Look how the Bankera project used its blog. This startup, which raised $150+ million at its ICO, started blogging about paying transactional revenue to token holders right after the ICO started. This is a solid approach that shows that there is an opportunity to get real money.
It might be hard to create compelling content that simultaneously reveals your business model and market specifics. This is why it might be a good idea to hire an ICO content marketing agency. An experienced agency will help you to be in sync with current trends, and this is exactly what we at Smile Bright Media Inc. do.
Content distribution should be different
When your goal is to reach a maximum number of crypto holders, you will use any medium and tools you can. But there are fewer opportunities to do this in 2018 than it was in early 2017. You can’t use social networks and ads in search engines, crypto media outlets want thousands and dozens of thousands of dollars for sponsored content placement, Telegram and Discord are full of scammers that mimic popular bloggers and promise to create an ICO review on their blog or channel. All these make super active content distribution impossible for most startups.

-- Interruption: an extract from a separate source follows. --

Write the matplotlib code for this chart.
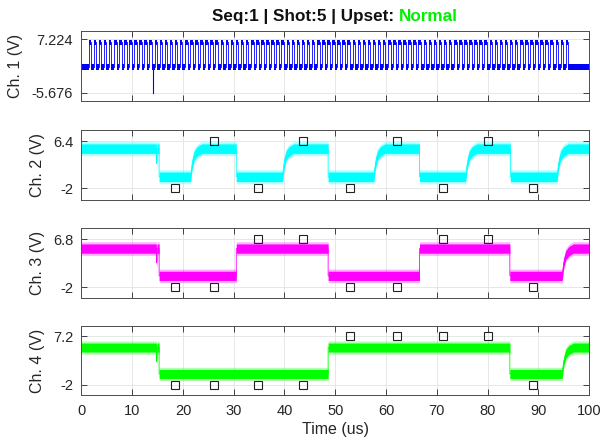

Today to be effective you should use a handful of content marketing tools like own blog and trusted and loyal crypto websites like Hackernoon. Look how the Celsius network founder used this blog to describe his project and its features. And it worked, as the startup has raised $50 million.
I’ve been actively studying the ICO market for the last couple of years. Here is a recap of what you should be aware of when promoting your ICO in 2018 and early 2019:
- Entertainment is not your task anymore — today’s ICO investors are mostly serious guys in suits; they need numbers and thorough analysis, they want to see that you understand what is going on, have your solutions for real-world problems, and your team is experienced enough to solve this task. Your content should address these concerns, and that’s it.
- Limit your distribution to a handful of tools — nowadays the number of promotion tools available to ICOs is more limited than ever, but even this does not mean you should try them all. Most of them are either too costly or risky (like using bloggers etc.) as there are still lots of scammers. The better option is to develop owned channels like blogs and spread the word about your project at an external website with an active and targeted community (Hackernoon is one of the top choices here).
- ICO marketing means constant research — Things are changing so fast that you should be doing your research and conducting testing every day. Any points from this article may become completely irrelevant by spring. So you have to run to stay in the same place. This is very hard, and if there are any options for getting help from external agencies or contractors, it may be worth using some to gain some extra time to work on a project.